Honda Motor Co., Ltd., announced that by late 2001 most of its worldwide line-up of gasoline general purpose engines will meet the world's most stringent emissions levels of the U.S. Environmental Protection Agency's (EPA) Phase 2 emission standards for the final phase in the year 2006.

Honda will begin to phase in the new, cleaner engines this year. By late 2001, Honda will achieve the EPA emissions level throughout most of its gasoline general purpose engine lineup -- reducing hydrocarbon and nitrogen oxide exhaust emissions by 30% compared to 1995 levels. All Honda Class 1 engines (100 - 225cm cubed) will meet EPA Phase 2 emissions levels six years prior to the required EPA compliance date. All Honda Class 2 engines (225cm cubed and larger) will meet the EPA final emissions levels four years prior to the requirement.

All Honda general purpose engines meeting the EPA phase 2 emissions levels will include an engine "hang tag" bearing an "e-SPEC" logo, a new Honda- exclusive mark which symbolizes the advanced environmental technologies in Honda power products.

Honda began production of power products in 1953. Honda's power product business has since grown from small and fuel-efficient general purpose engines and portable generators to include lawn mowers, outboard marine engines and various other products built on the foundation of Honda's advanced 4-stroke engine technology.
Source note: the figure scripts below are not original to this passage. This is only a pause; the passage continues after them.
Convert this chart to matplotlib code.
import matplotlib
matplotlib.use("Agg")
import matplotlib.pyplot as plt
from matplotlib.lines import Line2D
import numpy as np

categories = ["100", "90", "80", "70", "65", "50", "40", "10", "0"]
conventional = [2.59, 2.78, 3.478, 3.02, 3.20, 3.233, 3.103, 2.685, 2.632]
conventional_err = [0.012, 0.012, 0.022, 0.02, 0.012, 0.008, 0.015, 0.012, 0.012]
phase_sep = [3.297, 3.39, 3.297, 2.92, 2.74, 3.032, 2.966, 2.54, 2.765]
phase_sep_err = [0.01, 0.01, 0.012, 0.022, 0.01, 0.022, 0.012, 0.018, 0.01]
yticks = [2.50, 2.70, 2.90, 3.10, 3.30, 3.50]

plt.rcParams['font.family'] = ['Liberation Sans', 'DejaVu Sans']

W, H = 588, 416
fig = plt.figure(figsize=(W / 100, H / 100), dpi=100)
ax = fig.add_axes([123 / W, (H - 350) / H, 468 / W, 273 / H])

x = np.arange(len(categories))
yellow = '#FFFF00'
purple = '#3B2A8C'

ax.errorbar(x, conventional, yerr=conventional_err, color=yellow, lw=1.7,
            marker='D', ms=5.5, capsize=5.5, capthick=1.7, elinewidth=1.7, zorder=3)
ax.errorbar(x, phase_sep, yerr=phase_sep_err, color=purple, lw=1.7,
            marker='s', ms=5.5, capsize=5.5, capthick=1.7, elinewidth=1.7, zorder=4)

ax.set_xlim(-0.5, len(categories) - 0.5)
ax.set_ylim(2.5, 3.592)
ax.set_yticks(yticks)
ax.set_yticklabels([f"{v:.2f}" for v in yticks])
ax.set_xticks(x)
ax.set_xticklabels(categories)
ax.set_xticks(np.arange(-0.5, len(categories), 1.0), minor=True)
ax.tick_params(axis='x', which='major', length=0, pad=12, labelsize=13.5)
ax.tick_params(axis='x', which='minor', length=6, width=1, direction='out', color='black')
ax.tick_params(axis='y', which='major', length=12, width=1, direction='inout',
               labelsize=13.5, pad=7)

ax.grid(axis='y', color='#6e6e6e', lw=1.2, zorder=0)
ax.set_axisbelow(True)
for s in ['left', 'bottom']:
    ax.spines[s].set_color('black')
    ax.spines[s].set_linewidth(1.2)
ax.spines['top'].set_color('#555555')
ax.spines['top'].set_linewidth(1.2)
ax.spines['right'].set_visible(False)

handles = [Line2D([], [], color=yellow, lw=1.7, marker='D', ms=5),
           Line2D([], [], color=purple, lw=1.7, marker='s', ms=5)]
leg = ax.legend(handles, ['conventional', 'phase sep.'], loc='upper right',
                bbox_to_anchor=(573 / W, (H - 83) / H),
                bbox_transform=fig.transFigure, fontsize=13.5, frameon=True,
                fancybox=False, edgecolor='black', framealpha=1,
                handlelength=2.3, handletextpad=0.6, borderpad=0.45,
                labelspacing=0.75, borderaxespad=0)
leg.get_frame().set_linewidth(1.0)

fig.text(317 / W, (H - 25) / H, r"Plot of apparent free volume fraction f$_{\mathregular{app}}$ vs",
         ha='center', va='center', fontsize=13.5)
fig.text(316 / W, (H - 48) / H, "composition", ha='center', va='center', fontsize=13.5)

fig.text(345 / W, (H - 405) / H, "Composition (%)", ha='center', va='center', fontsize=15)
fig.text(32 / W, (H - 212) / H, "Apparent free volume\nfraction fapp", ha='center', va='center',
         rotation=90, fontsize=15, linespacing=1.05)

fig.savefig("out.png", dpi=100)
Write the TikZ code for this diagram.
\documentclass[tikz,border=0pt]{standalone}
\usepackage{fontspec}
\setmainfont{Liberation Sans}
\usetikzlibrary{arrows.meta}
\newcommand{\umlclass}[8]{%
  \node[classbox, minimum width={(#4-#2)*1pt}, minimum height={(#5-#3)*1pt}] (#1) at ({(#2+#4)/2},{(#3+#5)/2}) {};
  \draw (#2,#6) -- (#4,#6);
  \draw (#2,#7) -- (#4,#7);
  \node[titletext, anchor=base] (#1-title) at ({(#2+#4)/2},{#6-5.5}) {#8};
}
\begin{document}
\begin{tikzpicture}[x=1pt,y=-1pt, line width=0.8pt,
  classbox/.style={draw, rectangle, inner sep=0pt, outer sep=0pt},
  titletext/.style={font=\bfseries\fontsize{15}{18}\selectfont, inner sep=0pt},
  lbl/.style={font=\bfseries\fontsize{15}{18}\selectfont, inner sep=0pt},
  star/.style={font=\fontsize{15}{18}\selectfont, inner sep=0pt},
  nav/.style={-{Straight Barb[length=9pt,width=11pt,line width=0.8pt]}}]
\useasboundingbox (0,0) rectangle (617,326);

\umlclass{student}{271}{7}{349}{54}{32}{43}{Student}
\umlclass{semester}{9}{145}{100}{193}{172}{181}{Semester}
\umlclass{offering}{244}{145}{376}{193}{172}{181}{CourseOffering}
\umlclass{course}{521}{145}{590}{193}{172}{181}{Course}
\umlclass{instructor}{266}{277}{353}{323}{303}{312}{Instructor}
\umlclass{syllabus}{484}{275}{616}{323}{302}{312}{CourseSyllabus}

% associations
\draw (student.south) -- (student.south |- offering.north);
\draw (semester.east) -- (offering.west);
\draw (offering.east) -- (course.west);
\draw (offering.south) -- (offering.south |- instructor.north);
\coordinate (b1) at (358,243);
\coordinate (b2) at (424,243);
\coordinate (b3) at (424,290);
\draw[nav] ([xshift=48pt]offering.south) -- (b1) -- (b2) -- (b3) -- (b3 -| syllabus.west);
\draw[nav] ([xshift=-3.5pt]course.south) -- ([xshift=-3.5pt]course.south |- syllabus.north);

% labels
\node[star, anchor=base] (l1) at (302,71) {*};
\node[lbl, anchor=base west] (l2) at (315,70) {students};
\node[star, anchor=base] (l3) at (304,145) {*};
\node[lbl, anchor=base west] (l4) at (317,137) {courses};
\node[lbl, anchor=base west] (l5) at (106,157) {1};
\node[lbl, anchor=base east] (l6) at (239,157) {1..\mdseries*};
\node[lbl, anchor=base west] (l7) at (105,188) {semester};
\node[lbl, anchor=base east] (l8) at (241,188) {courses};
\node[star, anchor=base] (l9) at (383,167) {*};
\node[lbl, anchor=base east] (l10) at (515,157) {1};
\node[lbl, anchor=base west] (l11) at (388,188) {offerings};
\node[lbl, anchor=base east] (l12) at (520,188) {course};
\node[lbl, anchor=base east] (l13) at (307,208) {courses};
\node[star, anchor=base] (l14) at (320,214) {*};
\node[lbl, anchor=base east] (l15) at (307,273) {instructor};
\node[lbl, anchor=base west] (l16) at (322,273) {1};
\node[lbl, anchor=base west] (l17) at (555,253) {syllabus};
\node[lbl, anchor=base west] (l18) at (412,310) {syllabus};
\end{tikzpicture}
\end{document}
Honda sold a record of more than 4.1 million power products worldwide in the fiscal year ending March 31, 2000, an 18.9% increase from the previous year -- with cumulative production topping 40 million units in March 2000. In 1999, Honda completed the conversion of its entire line of power products to more environmentally friendly 4-stroke engines -- including products with very small-displacement engines that formerly used 2-stroke engines. Further, Honda's entire line of outboard engines exceed the EPA Marine Engine Emission Standards for 2006, the last year of a gradual emission reduction program set by the EPA.